What you need to do |
Do not copy the pictures; transcribe all other material exactly.

____________

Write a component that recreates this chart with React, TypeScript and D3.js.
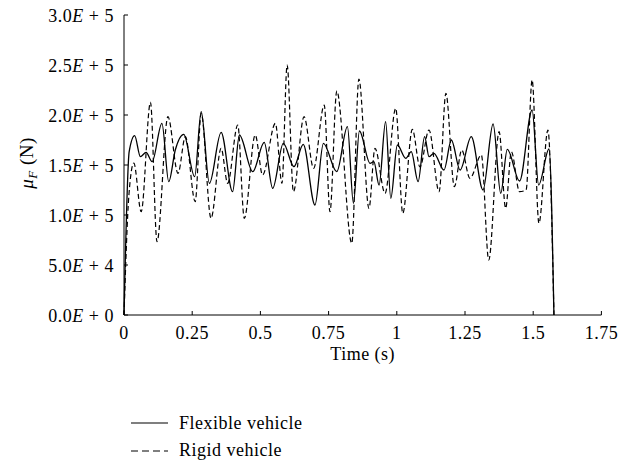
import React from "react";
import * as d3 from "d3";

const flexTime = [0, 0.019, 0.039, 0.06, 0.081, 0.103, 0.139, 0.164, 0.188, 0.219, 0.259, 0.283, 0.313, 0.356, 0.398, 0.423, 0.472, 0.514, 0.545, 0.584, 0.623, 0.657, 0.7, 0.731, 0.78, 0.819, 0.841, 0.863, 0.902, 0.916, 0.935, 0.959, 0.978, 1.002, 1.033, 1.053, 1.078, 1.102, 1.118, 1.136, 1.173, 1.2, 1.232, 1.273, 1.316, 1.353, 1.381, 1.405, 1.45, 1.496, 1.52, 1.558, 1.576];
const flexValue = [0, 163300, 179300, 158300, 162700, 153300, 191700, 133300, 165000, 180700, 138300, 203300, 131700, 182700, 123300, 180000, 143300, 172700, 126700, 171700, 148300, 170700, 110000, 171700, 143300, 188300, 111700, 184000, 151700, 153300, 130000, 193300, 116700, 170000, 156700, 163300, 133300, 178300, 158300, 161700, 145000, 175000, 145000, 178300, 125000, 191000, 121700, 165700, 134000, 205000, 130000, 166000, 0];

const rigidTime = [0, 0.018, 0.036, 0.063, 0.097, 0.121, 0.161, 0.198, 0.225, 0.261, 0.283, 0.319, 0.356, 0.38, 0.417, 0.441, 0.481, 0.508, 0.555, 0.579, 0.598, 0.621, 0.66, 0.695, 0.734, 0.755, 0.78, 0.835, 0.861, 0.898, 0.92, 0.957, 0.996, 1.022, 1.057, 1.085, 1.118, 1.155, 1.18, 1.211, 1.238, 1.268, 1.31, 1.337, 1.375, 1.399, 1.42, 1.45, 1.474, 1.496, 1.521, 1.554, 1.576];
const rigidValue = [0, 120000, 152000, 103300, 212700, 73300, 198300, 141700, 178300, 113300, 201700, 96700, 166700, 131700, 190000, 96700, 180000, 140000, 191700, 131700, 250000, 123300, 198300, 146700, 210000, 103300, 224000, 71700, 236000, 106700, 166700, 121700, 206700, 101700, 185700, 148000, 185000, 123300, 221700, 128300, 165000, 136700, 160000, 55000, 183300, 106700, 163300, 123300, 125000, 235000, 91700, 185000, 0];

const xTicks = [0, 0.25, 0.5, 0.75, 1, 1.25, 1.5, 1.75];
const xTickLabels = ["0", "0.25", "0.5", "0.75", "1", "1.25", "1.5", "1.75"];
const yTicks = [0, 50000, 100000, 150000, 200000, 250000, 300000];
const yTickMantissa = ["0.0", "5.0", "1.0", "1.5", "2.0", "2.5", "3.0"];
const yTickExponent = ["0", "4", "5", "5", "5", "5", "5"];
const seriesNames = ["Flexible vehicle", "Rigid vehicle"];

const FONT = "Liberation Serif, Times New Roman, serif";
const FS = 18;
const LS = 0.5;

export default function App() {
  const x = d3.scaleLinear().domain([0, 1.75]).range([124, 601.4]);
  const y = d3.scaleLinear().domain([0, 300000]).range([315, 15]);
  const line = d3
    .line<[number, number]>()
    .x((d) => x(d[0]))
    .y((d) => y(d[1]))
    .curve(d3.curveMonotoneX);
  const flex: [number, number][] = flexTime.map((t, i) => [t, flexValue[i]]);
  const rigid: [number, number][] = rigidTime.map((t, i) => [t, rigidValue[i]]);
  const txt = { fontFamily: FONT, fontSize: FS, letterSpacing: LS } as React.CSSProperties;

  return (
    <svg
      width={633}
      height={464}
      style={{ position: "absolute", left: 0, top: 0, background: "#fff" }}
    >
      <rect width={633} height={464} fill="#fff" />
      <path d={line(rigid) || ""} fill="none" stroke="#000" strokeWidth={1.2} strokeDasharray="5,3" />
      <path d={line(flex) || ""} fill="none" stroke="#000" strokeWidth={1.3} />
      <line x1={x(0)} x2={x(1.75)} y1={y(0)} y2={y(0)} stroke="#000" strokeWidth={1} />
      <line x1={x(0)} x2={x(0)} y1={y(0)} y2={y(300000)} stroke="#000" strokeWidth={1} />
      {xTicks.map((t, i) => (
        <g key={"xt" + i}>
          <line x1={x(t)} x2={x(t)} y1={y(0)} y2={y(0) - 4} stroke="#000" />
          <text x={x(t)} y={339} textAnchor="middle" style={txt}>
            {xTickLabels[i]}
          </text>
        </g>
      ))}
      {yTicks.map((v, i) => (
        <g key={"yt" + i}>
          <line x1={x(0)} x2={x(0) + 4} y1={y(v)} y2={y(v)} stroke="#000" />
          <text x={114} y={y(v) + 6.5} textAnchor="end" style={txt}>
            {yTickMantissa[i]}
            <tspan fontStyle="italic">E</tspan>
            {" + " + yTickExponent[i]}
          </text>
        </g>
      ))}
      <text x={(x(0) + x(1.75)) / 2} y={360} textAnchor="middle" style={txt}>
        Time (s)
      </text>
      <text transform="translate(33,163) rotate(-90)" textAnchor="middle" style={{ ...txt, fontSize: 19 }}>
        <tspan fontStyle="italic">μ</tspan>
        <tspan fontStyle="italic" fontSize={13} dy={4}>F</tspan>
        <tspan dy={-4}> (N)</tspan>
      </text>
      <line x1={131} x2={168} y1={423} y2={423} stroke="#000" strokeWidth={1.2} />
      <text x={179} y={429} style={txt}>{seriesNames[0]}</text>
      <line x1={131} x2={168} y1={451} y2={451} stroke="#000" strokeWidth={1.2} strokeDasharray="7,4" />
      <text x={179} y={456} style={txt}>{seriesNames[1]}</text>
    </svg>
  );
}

____________

The solution |
Write a component that recreates this chart with React, TypeScript and D3.js.
import React from "react";
import * as d3 from "d3";

const flexTime = [0, 0.019, 0.039, 0.06, 0.081, 0.103, 0.139, 0.164, 0.188, 0.219, 0.259, 0.283, 0.313, 0.356, 0.398, 0.423, 0.472, 0.514, 0.545, 0.584, 0.623, 0.657, 0.7, 0.731, 0.78, 0.819, 0.841, 0.863, 0.902, 0.916, 0.935, 0.959, 0.978, 1.002, 1.033, 1.053, 1.078, 1.102, 1.118, 1.136, 1.173, 1.2, 1.232, 1.273, 1.316, 1.353, 1.381, 1.405, 1.45, 1.496, 1.52, 1.558, 1.576];
const flexValue = [0, 163300, 179300, 158300, 162700, 153300, 191700, 133300, 165000, 180700, 138300, 203300, 131700, 182700, 123300, 180000, 143300, 172700, 126700, 171700, 148300, 170700, 110000, 171700, 143300, 188300, 111700, 184000, 151700, 153300, 130000, 193300, 116700, 170000, 156700, 163300, 133300, 178300, 158300, 161700, 145000, 175000, 145000, 178300, 125000, 191000, 121700, 165700, 134000, 205000, 130000, 166000, 0];

const rigidTime = [0, 0.018, 0.036, 0.063, 0.097, 0.121, 0.161, 0.198, 0.225, 0.261, 0.283, 0.319, 0.356, 0.38, 0.417, 0.441, 0.481, 0.508, 0.555, 0.579, 0.598, 0.621, 0.66, 0.695, 0.734, 0.755, 0.78, 0.835, 0.861, 0.898, 0.92, 0.957, 0.996, 1.022, 1.057, 1.085, 1.118, 1.155, 1.18, 1.211, 1.238, 1.268, 1.31, 1.337, 1.375, 1.399, 1.42, 1.45, 1.474, 1.496, 1.521, 1.554, 1.576];
const rigidValue = [0, 120000, 152000, 103300, 212700, 73300, 198300, 141700, 178300, 113300, 201700, 96700, 166700, 131700, 190000, 96700, 180000, 140000, 191700, 131700, 250000, 123300, 198300, 146700, 210000, 103300, 224000, 71700, 236000, 106700, 166700, 121700, 206700, 101700, 185700, 148000, 185000, 123300, 221700, 128300, 165000, 136700, 160000, 55000, 183300, 106700, 163300, 123300, 125000, 235000, 91700, 185000, 0];

const xTicks = [0, 0.25, 0.5, 0.75, 1, 1.25, 1.5, 1.75];
const xTickLabels = ["0", "0.25", "0.5", "0.75", "1", "1.25", "1.5", "1.75"];
const yTicks = [0, 50000, 100000, 150000, 200000, 250000, 300000];
const yTickMantissa = ["0.0", "5.0", "1.0", "1.5", "2.0", "2.5", "3.0"];
const yTickExponent = ["0", "4", "5", "5", "5", "5", "5"];
const seriesNames = ["Flexible vehicle", "Rigid vehicle"];

const FONT = "Liberation Serif, Times New Roman, serif";
const FS = 18;
const LS = 0.5;

export default function App() {
  const x = d3.scaleLinear().domain([0, 1.75]).range([124, 601.4]);
  const y = d3.scaleLinear().domain([0, 300000]).range([315, 15]);
  const line = d3
    .line<[number, number]>()
    .x((d) => x(d[0]))
    .y((d) => y(d[1]))
    .curve(d3.curveMonotoneX);
  const flex: [number, number][] = flexTime.map((t, i) => [t, flexValue[i]]);
  const rigid: [number, number][] = rigidTime.map((t, i) => [t, rigidValue[i]]);
  const txt = { fontFamily: FONT, fontSize: FS, letterSpacing: LS } as React.CSSProperties;

  return (
    <svg
      width={633}
      height={464}
      style={{ position: "absolute", left: 0, top: 0, background: "#fff" }}
    >
      <rect width={633} height={464} fill="#fff" />
      <path d={line(rigid) || ""} fill="none" stroke="#000" strokeWidth={1.2} strokeDasharray="5,3" />
      <path d={line(flex) || ""} fill="none" stroke="#000" strokeWidth={1.3} />
      <line x1={x(0)} x2={x(1.75)} y1={y(0)} y2={y(0)} stroke="#000" strokeWidth={1} />
      <line x1={x(0)} x2={x(0)} y1={y(0)} y2={y(300000)} stroke="#000" strokeWidth={1} />
      {xTicks.map((t, i) => (
        <g key={"xt" + i}>
          <line x1={x(t)} x2={x(t)} y1={y(0)} y2={y(0) - 4} stroke="#000" />
          <text x={x(t)} y={339} textAnchor="middle" style={txt}>
            {xTickLabels[i]}
          </text>
        </g>
      ))}
      {yTicks.map((v, i) => (
        <g key={"yt" + i}>
          <line x1={x(0)} x2={x(0) + 4} y1={y(v)} y2={y(v)} stroke="#000" />
          <text x={114} y={y(v) + 6.5} textAnchor="end" style={txt}>
            {yTickMantissa[i]}
            <tspan fontStyle="italic">E</tspan>
            {" + " + yTickExponent[i]}
          </text>
        </g>
      ))}
      <text x={(x(0) + x(1.75)) / 2} y={360} textAnchor="middle" style={txt}>
        Time (s)
      </text>
      <text transform="translate(33,163) rotate(-90)" textAnchor="middle" style={{ ...txt, fontSize: 19 }}>
        <tspan fontStyle="italic">μ</tspan>
        <tspan fontStyle="italic" fontSize={13} dy={4}>F</tspan>
        <tspan dy={-4}> (N)</tspan>
      </text>
      <line x1={131} x2={168} y1={423} y2={423} stroke="#000" strokeWidth={1.2} />
      <text x={179} y={429} style={txt}>{seriesNames[0]}</text>
      <line x1={131} x2={168} y1={451} y2={451} stroke="#000" strokeWidth={1.2} strokeDasharray="7,4" />
      <text x={179} y={456} style={txt}>{seriesNames[1]}</text>
    </svg>
  );
}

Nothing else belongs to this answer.